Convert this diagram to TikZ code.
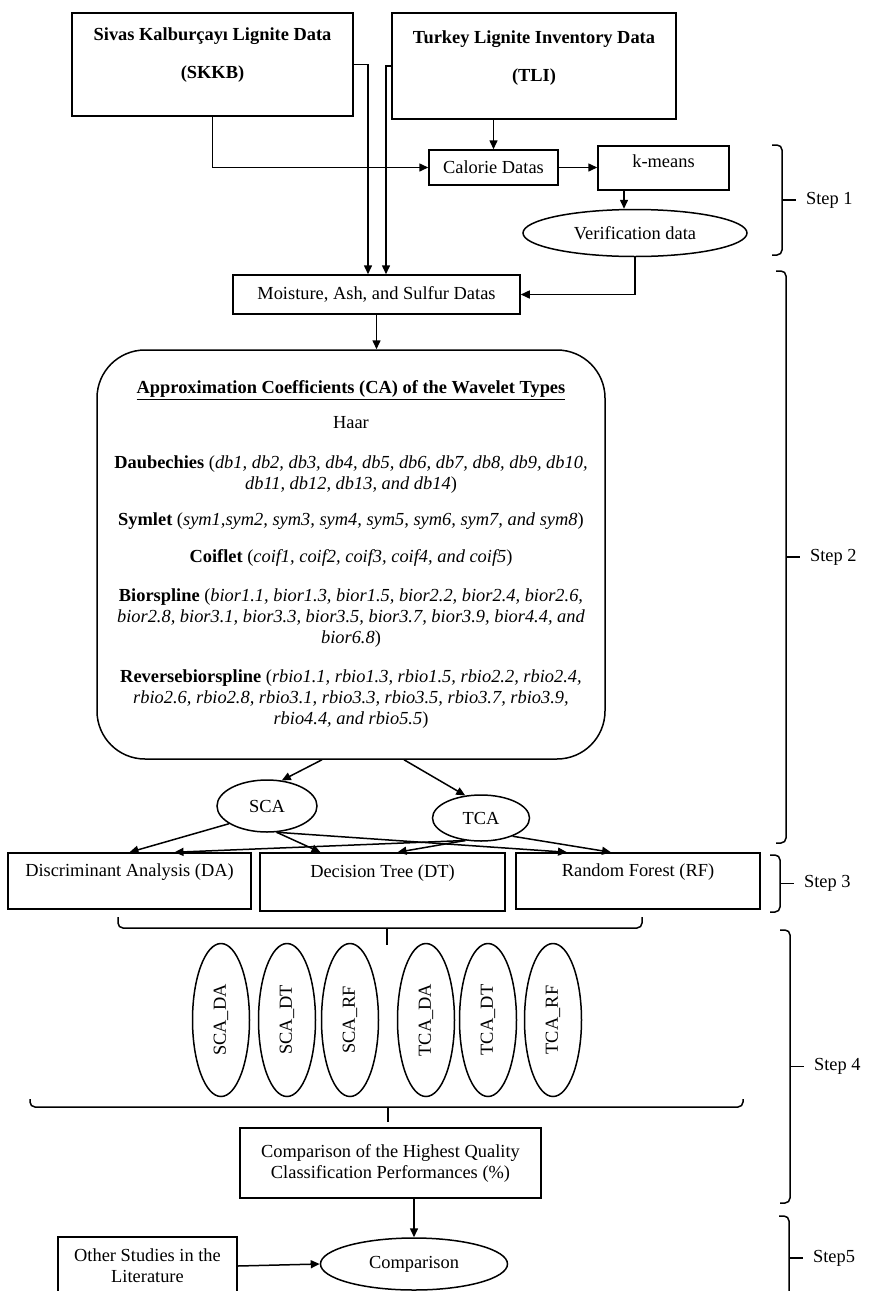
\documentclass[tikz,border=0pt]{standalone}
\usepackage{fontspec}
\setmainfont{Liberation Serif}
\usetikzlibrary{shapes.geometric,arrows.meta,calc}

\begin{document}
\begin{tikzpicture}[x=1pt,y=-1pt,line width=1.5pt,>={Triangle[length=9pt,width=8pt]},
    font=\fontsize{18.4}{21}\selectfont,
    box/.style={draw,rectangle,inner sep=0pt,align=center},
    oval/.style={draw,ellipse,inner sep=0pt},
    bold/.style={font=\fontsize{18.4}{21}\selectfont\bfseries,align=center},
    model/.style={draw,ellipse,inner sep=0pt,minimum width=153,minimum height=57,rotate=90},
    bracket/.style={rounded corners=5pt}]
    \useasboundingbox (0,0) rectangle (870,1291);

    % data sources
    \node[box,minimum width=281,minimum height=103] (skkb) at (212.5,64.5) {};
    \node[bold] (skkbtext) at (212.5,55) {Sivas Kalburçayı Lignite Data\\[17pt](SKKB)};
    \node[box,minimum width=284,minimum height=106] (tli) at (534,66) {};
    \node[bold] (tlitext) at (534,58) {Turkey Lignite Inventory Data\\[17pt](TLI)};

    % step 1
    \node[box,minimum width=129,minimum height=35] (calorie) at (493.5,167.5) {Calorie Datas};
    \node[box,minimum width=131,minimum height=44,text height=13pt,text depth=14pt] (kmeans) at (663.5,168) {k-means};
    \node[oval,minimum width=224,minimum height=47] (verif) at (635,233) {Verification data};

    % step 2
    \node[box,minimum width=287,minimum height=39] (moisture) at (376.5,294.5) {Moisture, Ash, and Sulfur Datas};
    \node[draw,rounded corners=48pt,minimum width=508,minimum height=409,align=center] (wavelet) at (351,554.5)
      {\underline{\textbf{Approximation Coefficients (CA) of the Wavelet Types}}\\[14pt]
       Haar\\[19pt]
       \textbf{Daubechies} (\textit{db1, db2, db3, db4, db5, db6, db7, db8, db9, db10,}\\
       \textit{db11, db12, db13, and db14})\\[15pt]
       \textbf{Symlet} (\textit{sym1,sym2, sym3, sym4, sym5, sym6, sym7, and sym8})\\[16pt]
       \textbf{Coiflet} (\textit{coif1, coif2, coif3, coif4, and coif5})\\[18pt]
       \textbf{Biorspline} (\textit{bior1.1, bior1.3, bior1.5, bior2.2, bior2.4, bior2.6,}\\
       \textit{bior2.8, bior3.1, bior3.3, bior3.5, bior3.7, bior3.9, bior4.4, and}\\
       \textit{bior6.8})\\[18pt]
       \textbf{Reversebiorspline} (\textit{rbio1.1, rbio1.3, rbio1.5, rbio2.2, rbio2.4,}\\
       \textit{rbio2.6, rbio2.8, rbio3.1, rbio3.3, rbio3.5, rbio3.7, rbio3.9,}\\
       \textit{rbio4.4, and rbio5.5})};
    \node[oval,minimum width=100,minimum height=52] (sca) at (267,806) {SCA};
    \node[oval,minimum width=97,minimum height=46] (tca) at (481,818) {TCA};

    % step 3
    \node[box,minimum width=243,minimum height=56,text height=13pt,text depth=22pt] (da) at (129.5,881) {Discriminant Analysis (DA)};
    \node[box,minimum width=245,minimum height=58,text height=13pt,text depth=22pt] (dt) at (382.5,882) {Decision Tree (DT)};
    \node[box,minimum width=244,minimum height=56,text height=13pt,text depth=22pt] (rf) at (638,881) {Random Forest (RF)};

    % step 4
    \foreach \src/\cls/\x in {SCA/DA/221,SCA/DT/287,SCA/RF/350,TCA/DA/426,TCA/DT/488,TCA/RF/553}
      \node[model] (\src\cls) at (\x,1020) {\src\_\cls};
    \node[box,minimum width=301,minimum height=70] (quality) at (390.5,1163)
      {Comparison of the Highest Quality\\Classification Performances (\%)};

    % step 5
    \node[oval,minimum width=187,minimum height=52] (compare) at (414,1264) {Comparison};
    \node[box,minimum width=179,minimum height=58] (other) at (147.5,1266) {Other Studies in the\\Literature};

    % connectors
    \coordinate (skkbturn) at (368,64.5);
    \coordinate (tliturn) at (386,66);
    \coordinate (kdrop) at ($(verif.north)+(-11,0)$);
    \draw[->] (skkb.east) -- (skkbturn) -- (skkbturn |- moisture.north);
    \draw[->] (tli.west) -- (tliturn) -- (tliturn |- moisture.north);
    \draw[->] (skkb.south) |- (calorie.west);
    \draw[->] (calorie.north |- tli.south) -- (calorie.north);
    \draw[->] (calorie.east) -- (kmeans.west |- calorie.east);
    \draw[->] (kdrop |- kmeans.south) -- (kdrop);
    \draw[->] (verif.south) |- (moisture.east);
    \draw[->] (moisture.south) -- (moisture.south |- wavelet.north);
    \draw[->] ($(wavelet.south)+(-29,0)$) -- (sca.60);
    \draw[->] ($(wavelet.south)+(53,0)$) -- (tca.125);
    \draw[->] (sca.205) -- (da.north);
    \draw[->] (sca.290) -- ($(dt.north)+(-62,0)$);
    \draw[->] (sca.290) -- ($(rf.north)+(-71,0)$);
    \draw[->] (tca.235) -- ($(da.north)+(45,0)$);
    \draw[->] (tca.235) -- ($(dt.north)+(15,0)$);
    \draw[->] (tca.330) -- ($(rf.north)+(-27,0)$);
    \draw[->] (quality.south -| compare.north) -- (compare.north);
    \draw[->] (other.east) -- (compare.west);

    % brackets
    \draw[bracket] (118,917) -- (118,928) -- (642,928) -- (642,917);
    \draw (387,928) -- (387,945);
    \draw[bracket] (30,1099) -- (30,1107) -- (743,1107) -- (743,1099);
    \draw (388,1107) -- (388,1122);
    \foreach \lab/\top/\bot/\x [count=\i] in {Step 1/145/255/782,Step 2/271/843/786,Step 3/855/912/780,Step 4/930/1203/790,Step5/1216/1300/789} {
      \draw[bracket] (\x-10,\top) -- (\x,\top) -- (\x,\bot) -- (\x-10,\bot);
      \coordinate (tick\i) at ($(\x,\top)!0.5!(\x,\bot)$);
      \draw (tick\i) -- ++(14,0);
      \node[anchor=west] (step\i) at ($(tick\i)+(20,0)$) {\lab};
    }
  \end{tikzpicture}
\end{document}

- Directions for this task
Copy nothing but the lines from the first one in the listing through the line with "(0,0) rectangle (870,1291);", and omit the pictures.

- Written answer
Convert this diagram to TikZ code.
\documentclass[tikz,border=0pt]{standalone}
\usepackage{fontspec}
\setmainfont{Liberation Serif}
\usetikzlibrary{shapes.geometric,arrows.meta,calc}

\begin{document}
\begin{tikzpicture}[x=1pt,y=-1pt,line width=1.5pt,>={Triangle[length=9pt,width=8pt]},
    font=\fontsize{18.4}{21}\selectfont,
    box/.style={draw,rectangle,inner sep=0pt,align=center},
    oval/.style={draw,ellipse,inner sep=0pt},
    bold/.style={font=\fontsize{18.4}{21}\selectfont\bfseries,align=center},
    model/.style={draw,ellipse,inner sep=0pt,minimum width=153,minimum height=57,rotate=90},
    bracket/.style={rounded corners=5pt}]
    \useasboundingbox (0,0) rectangle (870,1291);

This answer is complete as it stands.